Perdemos muito tempo buscando definições; conto é isso, crônica é aquilo. Bobagem, o importante é ler. – Xico Sá

Xico ainda tentou explicar um pouco as sutis diferenças entre conto e crônica, mas preferiu dizer que praticamente não há, que os dois gêneros meio que se misturam um no outro, e tecnicamente, são quase como uma coisa só.

A mediadora pediu a Xico que falasse um pouco de seu romance "Big Jato". O escritor começou dizendo como surgiu a ideia para o livro, que na verdade Big Jato é um limpa-fossas, muito conhecido por atuar bastante na área do Crato e Cariri, em meados dos anos 70, 80, quando também popularizou o nome Big Jato como sinônimo de limpa-fossas. O caminhão era destinado a esvaziar as fossas das casas sem encanamento.

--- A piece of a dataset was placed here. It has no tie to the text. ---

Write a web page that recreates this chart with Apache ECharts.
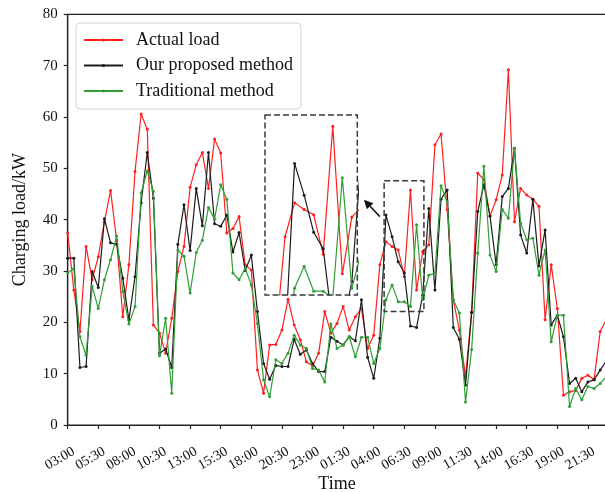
<!DOCTYPE html>
<html>
<head>
<meta charset="utf-8">
<script src="https://cdn.jsdelivr.net/npm/echarts@6/dist/echarts.min.js"></script>
<style>
  html, body { margin: 0; padding: 0; background: #fff; }
  #chart { width: 605px; height: 492px; }
</style>
</head>
<body>
<div id="chart"></div>
<script>
// Half-hourly time stamps along the horizontal axis
const times = [
  '03:00','03:30','04:00','04:30','05:00','05:30','06:00','06:30','07:00','07:30',
  '08:00','08:30','09:00','09:30','10:00','10:30','11:00','11:30','12:00','12:30',
  '13:00','13:30','14:00','14:30','15:00','15:30','16:00','16:30','17:00','17:30',
  '18:00','18:30','19:00','19:30','20:00','20:30','21:00','21:30','22:00','22:30',
  '23:00','23:30','00:00','00:30','01:00','01:30','02:00','02:30','03:00','03:30',
  '04:00','04:30','05:00','05:30','06:00','06:30','07:00','07:30','08:00','08:30',
  '09:00','09:30','10:00','10:30','11:00','11:30','12:00','12:30','13:00','13:30',
  '14:00','14:30','15:00','15:30','16:00','16:30','17:00','17:30','18:00','18:30',
  '19:00','19:30','20:00','20:30','21:00','21:30','22:00','22:30','23:00'
];

// Charging load (kW)
const actualLoad = [
  37.4, 26.3, 18.2, 34.8, 28.3, 32.8, 39.6, 45.7, 36.0, 21.1,
  31.2, 49.4, 60.6, 57.6, 19.5, 17.9, 14.0, 20.8, 29.9, 34.8,
  46.3, 50.7, 53.1, 46.1, 55.7, 53.0, 37.4, 38.3, 40.6, 31.2,
  30.2, 10.7, 6.2, 15.6, 15.7, 18.5, 24.5, 19.5, 16.6, 12.3,
  11.5, 14.0, 22.1, 17.9, 19.8, 23.1, 18.5, 21.1, 22.7, 14.9,
  17.5, 31.2, 35.7, 34.8, 34.1, 28.9, 45.8, 26.3, 33.8, 35.1,
  54.6, 56.7, 42.0, 24.4, 18.5, 9.4, 22.0, 49.1, 47.8, 40.7,
  43.9, 48.7, 69.2, 39.6, 46.1, 44.8, 44.0, 42.6, 20.5, 31.2,
  22.7, 5.8, 6.5, 6.7, 9.1, 9.7, 8.8, 18.2, 20.5
];
const proposedForecast = [
  32.5, 32.5, 11.2, 11.4, 29.9, 26.8, 40.2, 35.5, 35.2, 28.6,
  20.5, 28.9, 43.3, 53.1, 44.2, 14.0, 14.8, 11.2, 35.2, 42.9,
  34.0, 46.1, 38.8, 53.1, 39.2, 38.7, 40.9, 33.7, 37.5, 30.1,
  33.1, 22.1, 12.0, 8.9, 11.6, 11.4, 11.4, 16.7, 13.8, 14.6,
  12.0, 10.4, 10.4, 17.1, 16.3, 15.6, 17.2, 16.4, 24.4, 13.2,
  9.1, 16.9, 40.9, 36.7, 31.8, 29.6, 19.3, 19.0, 25.3, 42.2,
  26.3, 44.0, 45.8, 19.0, 16.7, 7.8, 21.9, 41.6, 46.8, 40.7,
  31.2, 44.5, 46.1, 53.9, 37.0, 33.5, 44.0, 31.0, 38.0, 19.5,
  21.4, 17.2, 8.1, 9.1, 6.5, 8.4, 8.8, 10.7, 12.5
];
const traditionalForecast = [
  29.6, 30.5, 17.2, 13.6, 27.0, 22.7, 28.3, 32.2, 36.8, 26.0,
  19.7, 23.1, 45.2, 49.5, 45.5, 13.5, 20.8, 6.2, 34.1, 32.9,
  25.7, 33.6, 36.0, 42.4, 40.1, 46.8, 44.0, 29.6, 28.3, 30.5,
  27.3, 19.8, 8.8, 5.5, 12.7, 12.0, 14.0, 17.5, 15.6, 14.9,
  11.0, 10.7, 8.4, 19.7, 14.9, 15.6, 17.2, 13.3, 17.1, 17.1,
  12.0, 14.9, 24.4, 27.3, 24.0, 24.0, 23.1, 39.0, 24.4, 29.2,
  29.6, 46.6, 43.5, 24.4, 21.8, 4.5, 14.7, 33.5, 50.4, 33.1,
  29.9, 42.0, 40.3, 53.9, 39.3, 36.1, 36.4, 29.2, 34.1, 16.2,
  21.4, 21.4, 3.6, 7.1, 4.9, 7.5, 7.1, 8.1, 9.4
];

const seriesNames = ['Actual load', 'Our proposed method', 'Traditional method'];
const seriesColors = ['#ff1f1f', '#1c1c1c', '#2f9e35'];
const seriesData = [actualLoad, proposedForecast, traditionalForecast];

// Window that the magnified view covers (sample index, kW)
const zoomWindow = { x: [51.7, 58.2], y: [22.1, 47.6] };
// Axis limits of the magnified view
const insetX = [48.9, 58.57];
const insetY = [23.5, 47.3];
// Pointer from the window to the magnified view (sample index, kW)
const pointer = { from: [51.0, 40.6], to: [48.4, 43.9] };

const FONT = '"Liberation Serif", "Times New Roman", serif';
const MAIN = { left: 67.7, top: 14.4, width: 538.6, height: 410.6 };
const INSET = { left: 265, top: 115, width: 92.3, height: 180 };

const chart = echarts.init(document.getElementById('chart'), null, { renderer: 'canvas' });

function lineSeries(k, axisIdx, data) {
  return {
    name: seriesNames[k],
    type: 'line',
    xAxisIndex: axisIdx,
    yAxisIndex: axisIdx,
    data: data,
    symbol: 'circle',
    symbolSize: 3,
    showSymbol: true,
    showAllSymbol: true,
    clip: true,
    color: seriesColors[k],
    lineStyle: { width: 1.2, color: seriesColors[k] },
    itemStyle: { color: seriesColors[k] },
    emphasis: { disabled: true },
    z: 2 + k
  };
}

const series = [];
seriesData.forEach((d, k) => series.push(lineSeries(k, 0, d)));
seriesData.forEach((d, k) => series.push(lineSeries(k, 1, d.map((v, i) => [i, v]))));

const axisColor = '#222';

chart.setOption({
  animation: false,
  textStyle: { fontFamily: FONT },
  legend: {
    orient: 'vertical',
    left: 76,
    top: 23,
    data: seriesNames,
    itemWidth: 39,
    itemHeight: 4,
    itemGap: 7.5,
    padding: [8, 8, 9, 7],
    backgroundColor: '#fff',
    borderColor: '#d4d4d4',
    borderWidth: 1,
    borderRadius: 4,
    textStyle: { fontSize: 18, color: '#111', fontFamily: FONT, padding: [0, 0, 0, 8] }
  },
  grid: [
    Object.assign({
      show: true, borderColor: axisColor, borderWidth: 1.2, backgroundColor: 'transparent',
      containLabel: false, outerBoundsMode: 'none'
    }, MAIN),
    Object.assign({ show: false, containLabel: false, outerBoundsMode: 'none' }, INSET)
  ],
  xAxis: [
    {
      type: 'category',
      gridIndex: 0,
      data: times,
      boundaryGap: false,
      axisLine: { show: true, lineStyle: { color: axisColor, width: 1.2 } },
      axisTick: { show: true, interval: 4, length: 4, lineStyle: { color: axisColor, width: 1.2 } },
      axisLabel: {
        interval: 4, rotate: 30, fontSize: 14, color: '#111', fontFamily: FONT,
        align: 'center', verticalAlign: 'middle', margin: 29, padding: [0, 18, 0, 0]
      },
      splitLine: { show: false },
      name: 'Time',
      nameLocation: 'middle',
      nameGap: 50,
      nameMoveOverlap: false,
      nameTextStyle: { fontSize: 18, color: '#111', fontFamily: FONT }
    },
    { type: 'value', gridIndex: 1, min: insetX[0], max: insetX[1], show: false }
  ],
  yAxis: [
    {
      type: 'value',
      gridIndex: 0,
      min: 0,
      max: 80,
      interval: 10,
      axisLine: { show: true, lineStyle: { color: axisColor, width: 1.2 } },
      axisTick: { show: true, length: 4, lineStyle: { color: axisColor, width: 1.2 } },
      axisLabel: { fontSize: 15, color: '#111', fontFamily: FONT, margin: 10 },
      splitLine: { show: false },
      name: 'Charging load/kW',
      nameLocation: 'middle',
      nameGap: 38,
      nameMoveOverlap: false,
      nameTextStyle: { fontSize: 18, color: '#111', fontFamily: FONT }
    },
    { type: 'value', gridIndex: 1, min: insetY[0], max: insetY[1], show: false }
  ],
  series: series
});

// Map (sample index, kW) to pixels on the main plot, allowing fractional indices
const a = chart.convertToPixel({ xAxisIndex: 0, yAxisIndex: 0 }, [0, 0]);
const b = chart.convertToPixel({ xAxisIndex: 0, yAxisIndex: 0 }, [10, 10]);
function toPx(p) {
  return [a[0] + (b[0] - a[0]) * p[0] / 10, a[1] + (b[1] - a[1]) * p[1] / 10];
}

const w0 = toPx([zoomWindow.x[0], zoomWindow.y[1]]);
const w1 = toPx([zoomWindow.x[1], zoomWindow.y[0]]);
const tail = toPx(pointer.from);
const head = toPx(pointer.to);
const dx = head[0] - tail[0], dy = head[1] - tail[1];
const len = Math.hypot(dx, dy), ux = dx / len, uy = dy / len;
const headLen = 9, headHalf = 4.5;
const base = [head[0] - ux * headLen, head[1] - uy * headLen];

const dashed = { stroke: '#3a3a3a', lineWidth: 1.5, lineDash: [6, 3], fill: null };

chart.setOption({
  graphic: [
    { type: 'rect', silent: true, z: 20,
      shape: { x: INSET.left, y: INSET.top, width: INSET.width, height: INSET.height },
      style: dashed },
    { type: 'rect', silent: true, z: 20,
      shape: { x: w0[0], y: w0[1], width: w1[0] - w0[0], height: w1[1] - w0[1] },
      style: dashed },
    { type: 'line', silent: true, z: 20,
      shape: { x1: tail[0], y1: tail[1], x2: base[0], y2: base[1] },
      style: { stroke: '#111', lineWidth: 1.5 } },
    { type: 'polygon', silent: true, z: 20,
      shape: { points: [
        head,
        [base[0] - uy * headHalf, base[1] + ux * headHalf],
        [base[0] + uy * headHalf, base[1] - ux * headHalf]
      ] },
      style: { fill: '#111' } }
  ]
});
</script>
</body>
</html>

Ele disse ainda: Quem daqui esteve no Crato, ali por aquela época, e cagou, certamente o Big Jato limpou a merda de vocês – o tom irreverente logo arrancaria mais risos e gracejos do público –. Então, sempre lembrei do Big Jato, que na minha época de infância limpava as merdas de todos. De lá em diante, continuou a limpar, mas dessa vez minhas merdas mentais, concluiu, para mais um forte e exagerado aplauso.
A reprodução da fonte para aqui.